His top priorities if elected to City Council are, ensuring public safety, creating and preserving good jobs, and preserving the character of our neighborhoods. To Krekorian, that means understanding the needs of the different communities and ensuring that development is meeting those needs.

Michael McCue

Michael McCue

Michael McCue (Studio City)

Michael McCue considers his first major political accomplishment to be successfully advocating for an increase to the renters relocation fund payments. McCue and other housing advocates were able to raise the payment from $3,300 to $9,200 for most renters forced to move due to condo conversions and over $17,000 for seniors and the handicapped.

“Council District 2 desperately needs a true citizen representative who knows what the community has faced with overdevelopment and an unresponsive City Council,” McCue said.

McCue feels that the city has a culture of corruption and wants to see a level playing field for all candidates created through clean-money elections.

“Clean-money elections enable grass roots candidates like myself to receive public funding that allow us to match the buying power of the big candidates,” McCue said.

In addition to clean-money elections, McCue wants to empower Neighborhood Councils so that they will one day be able to introduce legislation, and increase what he calls ecological wisdom. This means improving water and air quality in the city and taking other measures to improve the overall health of the environment.

David "Zuma  Dogg"

David "Zuma Dogg" Saltsburg

David “Zuma Dogg” Saltsburg (no address given)

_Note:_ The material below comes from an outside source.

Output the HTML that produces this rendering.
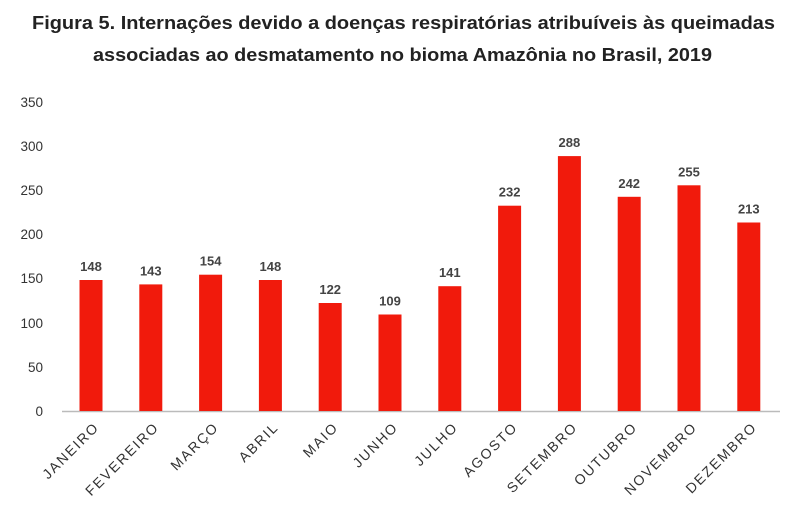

David Saltsburg (better known as Zuma Dogg) is a self-proclaimed gadfly. After a new city ordinance (that was later proven to be unconstitutional) shut down his street vendor business in Venice  three years ago, Zuma Dogg became a fixture at City Hall. Since then, he immersed himself in the Los Angeles City Council, attending every meeting for an entire year.

“If I’m out there pushing the envelope it may become fashionable,” Saltsburg said.

Zuma Dogg is concerned about the city’s finances, how lost pension funds will be recovered, water and water rates, traffic, land use, education and maintaining adequate public safety services.

A well-known face in city politics due to his frequent appearances at L.A. City Council meetings, Zuma Dogg has supporters all across the city who bring community problems to his attention.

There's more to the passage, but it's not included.